Dan Loeb, managing director of Third Point hedge fund and best known for making serious bets on the corporate giants of the US and Japan, became interested in Europe this week and. His fund bought a 1.3% stake in Swiss Nestlé for $ 3.5 billion and published a comprehensive appeal calling for a change in the corporation’s business. Loeb belongs to the so-called category of activist investors. He and others want to take an active part in companies’ life, forcing them to wake from slumber and embark on a vigorous transformation.



Norges Bank via flickr
Europe can offer many potential targets for them, and there are two reasons for this.

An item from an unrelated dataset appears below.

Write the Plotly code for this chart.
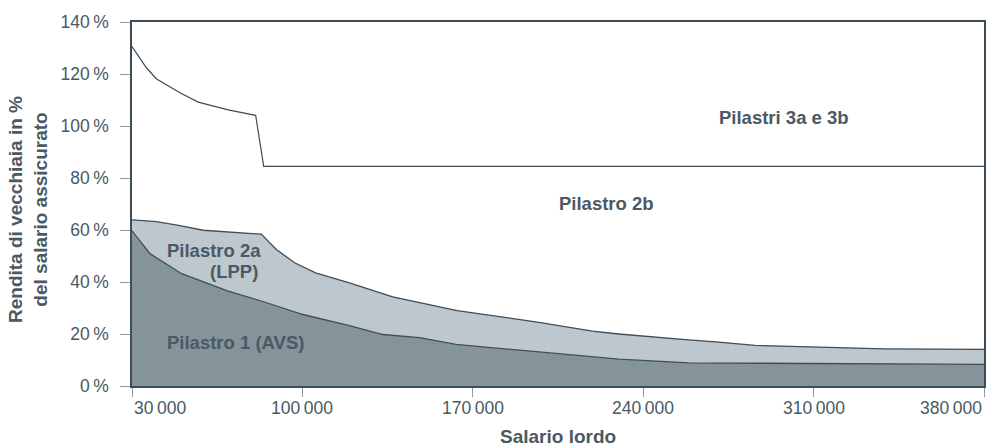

Firstly, the region’s financial culture is characterized by a high degree of ceremoniousness, especially outside the UK. Investors are much less likely to challenge management, and this often means that lazy and unskillful managers take up their positions for too long.

Secondly, after the euro-zone crisis of 2010-2011, global investors basically began to bypass Europe. Nobody wanted to deal with Italian or Spanish business, the same could be said about German and French. Now that the crisis is over, investors are again paying attention to the undervalued region, in particular, to companies that show worse results than they could.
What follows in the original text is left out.